Allianz Global Investors has introduced a new fee model, which is to be called the 'outperformance fee' share class.
On five active equity funds, the company will levy a 20bps fixed fee and a 20% outperformance fee for UK retail investors.
On any day the fund outperforms its benchmark, the outperformance will be accrued as a fee. At the end of the year, if the overall performance has been positive, AllianzGI will be paid the total performance fee.
Andreas Utermann (pictured), CEO, said the move was due to the active management 'not responding' to the 'wave of passive' asset managers in the market.
Utermann said: 'We realised three-four years ago that the problem with the active industry was that it had been stuck with a traditional pricing model and was not in tune with what clients wanted or needed.'
He revealed the firm had spent even longer, five years, building up a capital buffer to be able to absorb the impact of the new pricing model.
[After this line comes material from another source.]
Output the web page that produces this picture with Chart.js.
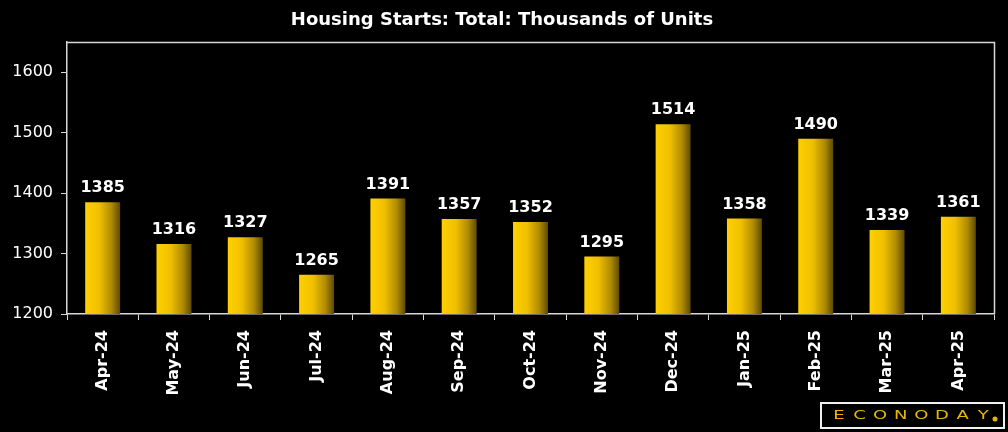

He added: 'The launch of this new share class embodies the value shared approach at the heart of our business, with us sharing in the value created only when we deliver the sustained, superior outperformance we aim to generate as an active manager.'
The new model comes after months of discussions with the Financial Conduct Authority (FCA), which approved the new pricing model.
Utermann revealed it 'took a long time' for the FCA to become supportive of its approach, with the regulator looking for clarity that all fees would be clear to retail investors.
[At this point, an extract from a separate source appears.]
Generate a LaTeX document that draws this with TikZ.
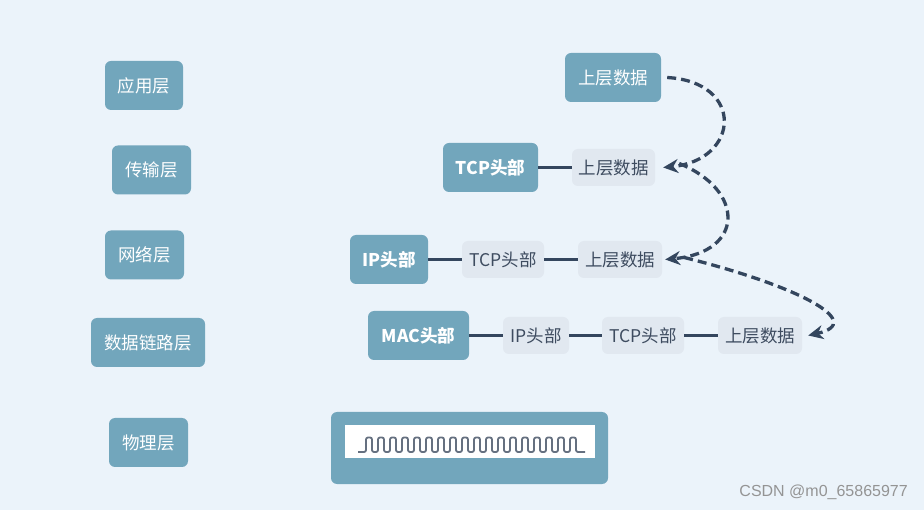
\documentclass[tikz,border=0pt]{standalone}
\usepackage{fontspec}
\setmainfont{Noto Sans CJK SC}
\newfontfamily\wmfont{Liberation Sans}
\usetikzlibrary{arrows.meta}
\definecolor{bgc}{HTML}{EBF3FA}
\definecolor{bluebox}{HTML}{72A6BC}
\definecolor{graybox}{HTML}{E1E8F0}
\definecolor{darkline}{HTML}{34465E}
\definecolor{graytext}{HTML}{3E4C60}
\tikzset{
  layerbox/.style={fill=bluebox, rounded corners=6pt, text=white, font=\fontsize{17.5}{20}\selectfont, inner sep=0pt, minimum height=49pt},
  headbox/.style={fill=bluebox, rounded corners=6pt, text=white, font=\fontsize{17.5}{20}\selectfont\bfseries, inner sep=0pt, minimum height=49pt},
  databox/.style={fill=graybox, rounded corners=6pt, text=graytext, font=\fontsize{17.5}{20}\selectfont, inner sep=0pt, minimum height=37pt},
  link/.style={draw=darkline, line width=2.5pt},
  flow/.style={draw=darkline, line width=3.3pt, dash pattern=on 9pt off 5pt, -{Stealth[length=15pt,width=14pt]}}
}
\begin{document}
\begin{tikzpicture}[x=1pt,y=-1pt]
\fill[bgc] (0,0) rectangle (924,510);
\useasboundingbox (0,0) rectangle (924,510);
% left column
\node[layerbox, minimum width=78pt] (app) at (144,85.5) {应用层};
\node[layerbox, minimum width=79pt] (trans) at (151.5,170) {传输层};
\node[layerbox, minimum width=79pt] (net) at (144.5,255) {网络层};
\node[layerbox, minimum width=114pt] (link) at (148,342.5) {数据链路层};
\node[layerbox, minimum width=79pt] (phys) at (148.5,442.5) {物理层};
% application
\node[layerbox, minimum width=96pt] (d1) at (613,77.5) {上层数据};
% transport
\node[headbox, minimum width=95pt] (tcph) at (490.5,167.5) {TCP头部};
\node[databox, minimum width=83pt] (d2) at (613.5,167.5) {上层数据};
% network
\node[headbox, minimum width=78pt] (iph) at (389,259.5) {IP头部};
\node[databox, minimum width=82pt] (t3) at (503,259.5) {TCP头部};
\node[databox, minimum width=84pt] (d3) at (620,259.5) {上层数据};
% link
\node[headbox, minimum width=101pt] (mach) at (418.5,335.5) {MAC头部};
\node[databox, minimum width=66pt] (i4) at (536,335.5) {IP头部};
\node[databox, minimum width=82pt] (t4) at (643,335.5) {TCP头部};
\node[databox, minimum width=84pt] (d4) at (760,335.5) {上层数据};
% connectors
\draw[link] (tcph) -- (d2);
\draw[link] (iph) -- (t3);
\draw[link] (t3) -- (d3);
\draw[link] (mach) -- (i4);
\draw[link] (i4) -- (t4);
\draw[link] (t4) -- (d4);
% dashed flows
\draw[flow] ([xshift=6pt]d1.east) .. controls (745,82) and (740,160) .. ([xshift=8pt]d2.east);
\draw[flow] ([xshift=24pt,yshift=4pt]d2.east) .. controls (745,190) and (745,252) .. ([xshift=3pt]d3.east);
\draw[flow] ([xshift=22pt,yshift=2pt]d3.east) .. controls (795,285) and (868,322) .. ([xshift=6pt]d4.east);
% physical layer
\node[fill=bluebox, rounded corners=6pt, minimum width=277pt, minimum height=72pt, inner sep=0pt] (wire) at (469.5,448) {};
\node[fill=white, minimum width=250pt, minimum height=33pt, inner sep=0pt] (sig) at (470,441.5) {};
\draw[draw=graytext!80, line width=1.8pt, rounded corners=2pt]
  (358,452) -- (366,452)
  \foreach \i in {0,...,17} { -- ({366+\i*12},437.5) -- ({372+\i*12},437.5) -- ({372+\i*12},452) -- ({378+\i*12},452) }
  -- (585,452);
% watermark
\node[text=black!42, font=\wmfont\fontsize{16}{18}\selectfont, anchor=east, inner sep=0pt] (wm) at (908,492) {CSDN @m0\_65865977};
\end{tikzpicture}
\end{document}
Performance fees currently account for around 14% of Allianz GI's revenue.
The company said it will also consider the model on any new UK fund that it launches, and will look to roll out the model on some of its other funds where viable.
It comes after Allianz GI launched a 'fulcrum fee' model on three of its US funds last year, and told Wealth Manager at the time that it planned to launch a similar model in the UK.
It is currently in discussions with the Securities Exchange Commission (SEC) about rolling that out further.